After this revelation of the Divine Presence, Nehemiah’s second ground of encouragement is of minor interest, it can be but one link in the chain of providential leading. Yet for a man who had not reached his lofty point of view, it would have filled the whole horizon. The king had given permission to the Jews to rebuild the walls, and he had allowed Nehemiah to visit Jerusalem for the very purpose of carrying out the work. This king, Artaxerxes, whose firman had stopped the earlier attempt and even sanctioned the devastating raid of the enemies of the Jews, was now proving himself the friend and champion of Jerusalem! Here was cheering news!

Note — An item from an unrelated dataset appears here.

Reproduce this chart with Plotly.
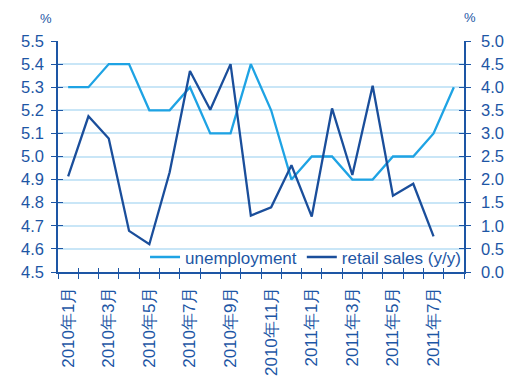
import plotly.graph_objects as go

months = ["2010年1月", "2010年2月", "2010年3月", "2010年4月", "2010年5月", "2010年6月",
          "2010年7月", "2010年8月", "2010年9月", "2010年10月", "2010年11月", "2010年12月",
          "2011年1月", "2011年2月", "2011年3月", "2011年4月", "2011年5月", "2011年6月",
          "2011年7月", "2011年8月"]
unemployment = [5.3, 5.3, 5.4, 5.4, 5.2, 5.2, 5.3, 5.1, 5.1, 5.4,
                5.2, 4.9, 5.0, 5.0, 4.9, 4.9, 5.0, 5.0, 5.1, 5.3]
retail_sales = [2.07, 3.37, 2.89, 0.89, 0.60, 2.16, 4.35, 3.51, 4.50, 1.22,
                1.40, 2.31, 1.20, 3.54, 2.10, 4.03, 1.65, 1.91, 0.77, None]
left_ticks = [4.5, 4.6, 4.7, 4.8, 4.9, 5.0, 5.1, 5.2, 5.3, 5.4, 5.5]
right_ticks = [0.0, 0.5, 1.0, 1.5, 2.0, 2.5, 3.0, 3.5, 4.0, 4.5, 5.0]

idx = list(range(len(months)))
label_idx = idx[::2]
label_text = [months[i] for i in label_idx]
bounds = [i - 0.5 for i in range(len(months) + 1)]

AX = "#1d56a5"
LIGHT = "#1ea3e4"
DARK = "#1a4e9b"
GRID = "#c9e6f7"
FAM = "Liberation Sans, Arial, sans-serif"
FONT = dict(family=FAM, size=16.5, color=AX)

fig = go.Figure()
fig.add_trace(go.Scatter(x=idx, y=unemployment, mode="lines", name="unemployment",
                         line=dict(color=LIGHT, width=2.3), xaxis="x", yaxis="y"))
fig.add_trace(go.Scatter(x=idx, y=retail_sales, mode="lines", name="retail sales (y/y)",
                         line=dict(color=DARK, width=2.3), xaxis="x", yaxis="y2"))
# empty helper traces so overlay tick axes render
fig.add_trace(go.Scatter(x=[], y=[], xaxis="x2", yaxis="y3", showlegend=False))
fig.add_trace(go.Scatter(x=[], y=[], xaxis="x2", yaxis="y4", showlegend=False))

xr = [-0.5, len(months) - 0.5]
fig.update_layout(
    width=516, height=392,
    margin=dict(l=58, r=43, t=41, b=120),
    paper_bgcolor="white", plot_bgcolor="white",
    font=FONT,
    showlegend=True,
    legend=dict(orientation="h", x=1.005, xanchor="right", y=-0.015, yanchor="bottom",
                bgcolor="rgba(0,0,0,0)", font=dict(family=FAM, size=17, color=AX),
                itemwidth=30, tracegroupgap=0, traceorder="normal"),
    # white band behind the legend hides the 4.6 gridline (drawn under the traces)
    shapes=[dict(type="rect", xref="paper", yref="y", x0=0.2, x1=0.995, y0=4.55, y1=4.65,
                 fillcolor="white", line=dict(width=0), layer="between")],
    xaxis=dict(range=xr, tickmode="array", tickvals=label_idx, ticktext=label_text,
               tickangle=-90, ticks="", showgrid=False, zeroline=False,
               showline=True, linecolor=AX, linewidth=1.5,
               minor=dict(tickmode="array", tickvals=bounds, ticks="outside",
                          ticklen=5, tickcolor=AX, tickwidth=1.2, showgrid=False),
               tickfont=dict(family=FAM, size=17, color=AX), anchor="y",
               ticklabelstandoff=6),
    xaxis2=dict(range=xr, overlaying="x", anchor="y", tickmode="array", tickvals=bounds,
                ticks="inside", ticklen=4, tickcolor=AX, tickwidth=1.2,
                showticklabels=False, showgrid=False, zeroline=False, showline=False),
    yaxis=dict(range=[4.5, 5.5], tickmode="array", tickvals=left_ticks, tickformat=".1f",
               ticks="outside", ticklen=5, tickcolor=AX, tickwidth=1.2,
               showgrid=True, gridcolor=GRID, gridwidth=1.5, zeroline=False,
               showline=True, linecolor=AX, linewidth=1.5, tickfont=FONT,
               ticklabelstandoff=4),
    yaxis2=dict(range=[0, 5], overlaying="y", side="right", tickmode="array",
                tickvals=right_ticks, tickformat=".1f", ticks="outside", ticklen=5,
                tickcolor=AX, tickwidth=1.2, showgrid=False, zeroline=False,
                showline=True, linecolor=AX, linewidth=1.5, tickfont=FONT,
                ticklabelstandoff=7),
    yaxis3=dict(range=[4.5, 5.5], overlaying="y", side="left", tickmode="array",
                tickvals=left_ticks, ticks="inside", ticklen=5, tickcolor=AX, tickwidth=1.2,
                showticklabels=False, showgrid=False, zeroline=False, showline=False),
    yaxis4=dict(range=[0, 5], overlaying="y", side="right", tickmode="array",
                tickvals=right_ticks, ticks="inside", ticklen=5, tickcolor=AX, tickwidth=1.2,
                showticklabels=False, showgrid=False, zeroline=False, showline=False),
    annotations=[
        dict(text="%", xref="paper", yref="paper", x=-0.03, y=1.055, xanchor="center",
             yanchor="bottom", showarrow=False, font=dict(family=FAM, size=13, color=AX)),
        dict(text="%", xref="paper", yref="paper", x=1.015, y=1.06, xanchor="center",
             yanchor="bottom", showarrow=False, font=dict(family=FAM, size=13, color=AX)),
    ],
)
fig.write_html("out.html")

It is not surprising that such a powerful appeal as this of Nehemiah’s was successful. It was like the magic horn that awoke the inmates of the enchanted castle. The spell was broken. The long, listless torpor of the Jews gave place to hope and energy, and the people braced themselves to commence the work. These Jews who had been so lethargic hitherto were now the very men to undertake it. Nehemiah brought no new laborers, but he brought what was better, the one essential requisite for every great enterprise-an inspiration. He brought what the world most needs in every age. We wait for better men to arise and undertake the tasks that seem to be too great for our strength; we cry for a new race of God-sent heroes to accomplish the Herculean labours before which we faint and fail. But we might ourselves become the better men; nay, assuredly we should become God’s heroes, if we would, but open our hearts to receive the Spirit by the breath of which the weakest are made strong and the most indolent are fired with a Divine energy. Today, as in the time of Nehemiah, the one supreme need is inspiration.